私は、仏教学の世界にはいるが、ほとんど自分の関心、問題意識にひかれるままに、仏教思想に取り組んできた。したがって、私が取り組んできた分野はいささか多岐にわたってしまっているが、およそをいえば四つの領域に分類できよう。一つは、唯識思想研究である。二つは、『大乗起信論』および華厳思想研究である。三つは、禅思想および日本仏教研究である。四つは、西田幾多郎・鈴木大拙 の宗教哲学研究である。これらを貫く立場は、宗教的救済ということへの主体的関心にもとづく哲学的研究といえようか。

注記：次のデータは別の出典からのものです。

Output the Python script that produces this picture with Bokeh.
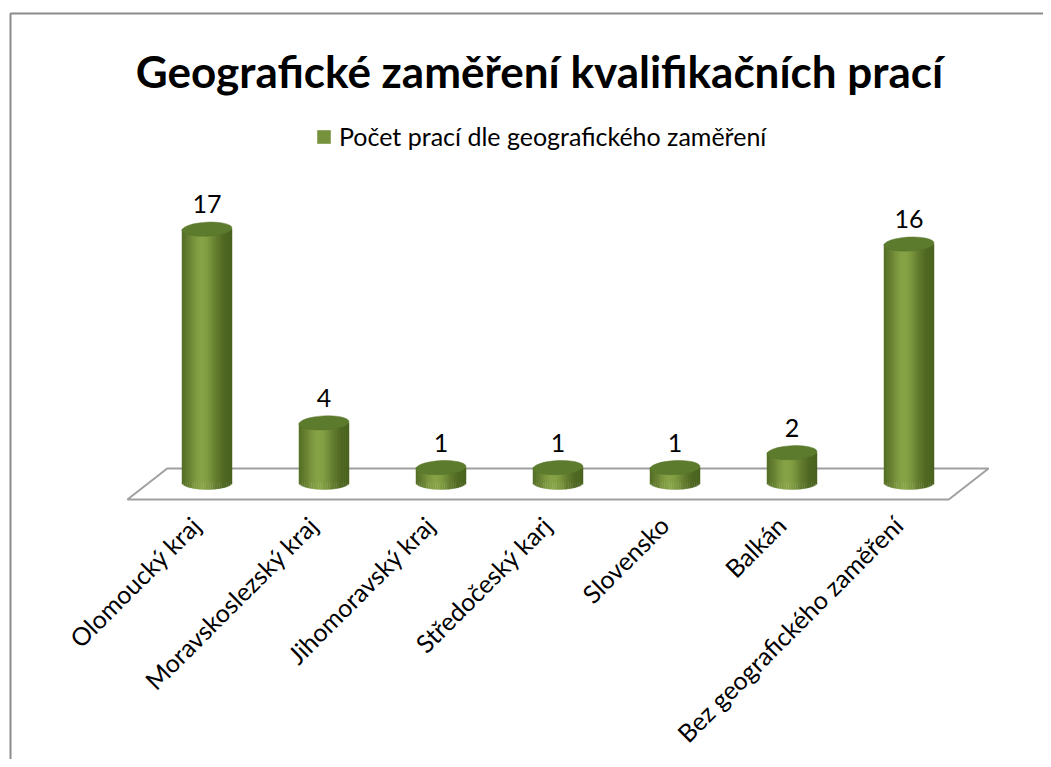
import numpy as np
from math import pi
from bokeh.plotting import figure
from bokeh.core.properties import value
from bokeh.models import (ColumnDataSource, Label, LabelSet, Legend, LegendItem,
                          BoxAnnotation, Range1d)
from bokeh.embed import file_html
from bokeh.resources import INLINE

# ---------------- data ----------------
categories = ["Olomoucký kraj", "Moravskoslezský kraj", "Jihomoravský kraj",
              "Středočeský karj", "Slovensko", "Balkán",
              "Bez geografického zaměření"]
values = [17, 4, 1, 1, 1, 2, 16]
series_name = "Počet prací dle geografického zaměření"
title_text = "Geografické zaměření kvalifikačních prací"

# ---------------- layout ----------------
W, H = 1043, 759
x0_px, dx_px = 206.5, 117.0      # figure x of first category, spacing
y0_px, dy_px = 482.0, 14.9       # figure y (from top) of value 0, px per unit

FONT = "Lato"

p = figure(width=W, height=H, output_backend="svg", toolbar_location=None,
           x_range=Range1d(-x0_px / dx_px, (W - x0_px) / dx_px),
           y_range=Range1d(-(H - y0_px) / dy_px, y0_px / dy_px),
           x_axis_type=None, y_axis_type=None, min_border=0,
           outline_line_color=None, background_fill_color="white",
           border_fill_color="white")

n = len(categories)
idx = np.arange(n, dtype=float)

# chart border (left and top edges visible)
p.add_layout(BoxAnnotation(left=10, right=W + 30, top=H - 13, bottom=-30,
                           left_units="screen", right_units="screen",
                           top_units="screen", bottom_units="screen",
                           fill_alpha=0, line_color="#8c8c8c", line_alpha=1.0,
                           line_width=2, level="underlay"))

# floor (3D base plane)
bar_w = 50.0 / dx_px
ell_h = 14.0 / dy_px
floor_back = 14.0 / dy_px
floor_front = -17.0 / dy_px
fx = [-0.68, -0.34, (n - 1) + 0.68, (n - 1) + 0.34]
fy = [floor_front, floor_back, floor_back, floor_front]
p.patch(fx, fy, fill_color="white", line_color="#a0a0a0", line_width=2)

# base bar renderer (used for legend glyph)
src = ColumnDataSource(dict(x=idx, top=values, lab=[str(v) for v in values],
                            cat=categories, zero=[0.0] * n))
base = p.vbar(x="x", top="top", bottom=0, width=bar_w, source=src,
              fill_color="#76923c", line_color=None)

# cylinder shading strips
N = 28
dark = np.array([72, 96, 30], dtype=float)
light = np.array([136, 164, 72], dtype=float)
sx, stop, sbot, scol = [], [], [], []
for i, v in enumerate(values):
    for k in range(N):
        t = (k + 0.5) / N * 2 - 1
        g = np.exp(-((t + 0.2) / 0.62) ** 2)
        c = dark + (light - dark) * g
        col = "#%02x%02x%02x" % tuple(int(round(q)) for q in c)
        sx.append(i + t * bar_w / 2)
        stop.append(v)
        sbot.append(-(ell_h / 2) * np.sqrt(max(0.0, 1 - t * t)))
        scol.append(col)
p.vbar(x=sx, top=stop, bottom=sbot, width=bar_w / N * 1.08, fill_color=scol,
       line_color=scol, line_width=0.3)

# top ellipses
p.ellipse(x="x", y="top", width=bar_w, height=ell_h, angle=0.05, source=src,
          fill_color="#5d7b2c", line_color="#56742a", line_width=0.5)

# data labels
p.add_layout(LabelSet(x="x", y="top", text="lab", source=src, y_offset=16,
                      text_align="center", text_baseline="alphabetic",
                      text_font=value(FONT), text_font_size="25px",
                      text_color="black"))

# category labels (rotated)
p.add_layout(LabelSet(x="x", y="zero", text="cat", source=src,
                      x_offset=-11, y_offset=-38, angle=pi / 4,
                      text_align="right", text_baseline="middle",
                      text_font=value(FONT), text_font_size="25px",
                      text_color="black"))

# title
p.add_layout(Label(x=539, y=H - 70, x_units="screen", y_units="screen",
                   text=title_text, text_align="center", text_baseline="middle",
                   text_font=FONT, text_font_style="bold", text_font_size="44px",
                   text_color="black"))

# legend
legend = Legend(items=[LegendItem(label=series_name, renderers=[base])],
                location=(315, H - 151), orientation="horizontal",
                border_line_color=None, background_fill_alpha=0,
                padding=0, margin=0, glyph_width=17, glyph_height=17,
                label_standoff=7, label_text_font=FONT,
                label_text_color="black",
                label_text_font_size="25px", label_height=17)
p.add_layout(legend)

open("out.html", "w").write(file_html(p, INLINE))
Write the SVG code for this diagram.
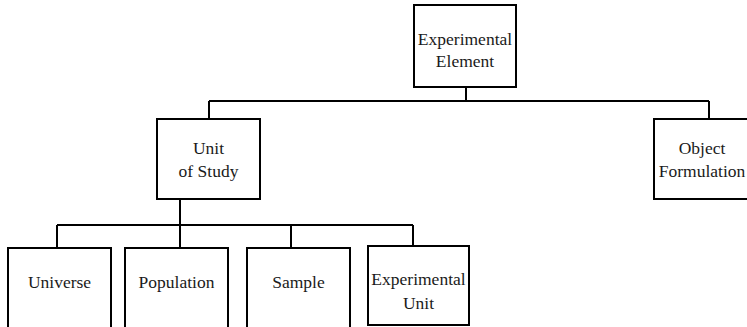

思うに、仏教はとりわけ哲学的な宗教である。そのことは、私が現在、奉職している東洋大学の学祖、 井上円了 博士のつぎの言葉に明らかである。 「すでに哲学界内に真理の明月を発見して、更に顧みて他の旧来の諸教を見るに、耶蘇教の真理にあらざることいよいよ明らかにして、儒教の真理にあらざることまたたやすく証することを得たり。ひとり仏教に至りては、その説、大いに哲理に合するを見る。余、ここに於て再び仏典を 閲し、その説の真なるを知り、手を拍して喝采して曰く、何ぞ知らん、欧州数千年来、実究して得たる所の真理、早くすでに東洋三千年前の太古にありて備わるを」(『仏教活論序論』)。
円了博士は、少年ともいえる頃から、キリスト教、儒教、西洋哲学と、真理を探索して彷徨していたのだった。そして、ようやく西洋哲学の世界に、それを見出したと思ったのであった。しかしそれは、もともと仏教にあったではないかと気がついたというのである(なお今日から見れば、キリスト教にも深い真理がたたえられていると思われるが)。こうして、円了博士においては、哲学と宗教(仏教) は一つのものの両面と見られるのであった。
そのように、仏教は哲学でもあるのであるから、私は今後とも、仏教を哲学として研究していきたいと思う。すでに本書にも述べたように、たとえば、縁起の思想は関係主義的世界観であり、空の思想はあらゆる実体論批判を果たし、かつ無の絶対者の思想などとも一致し、その言語観はウィトゲンシュタインやソシュールを先取りしたものであり、唯識の阿頼耶識説はフロイトやユングの深層心理説よりはるかに深いものであった。これらの仏教の「知」は、現代哲学とじゅうぶんに深く対話しうるものだと思うのである。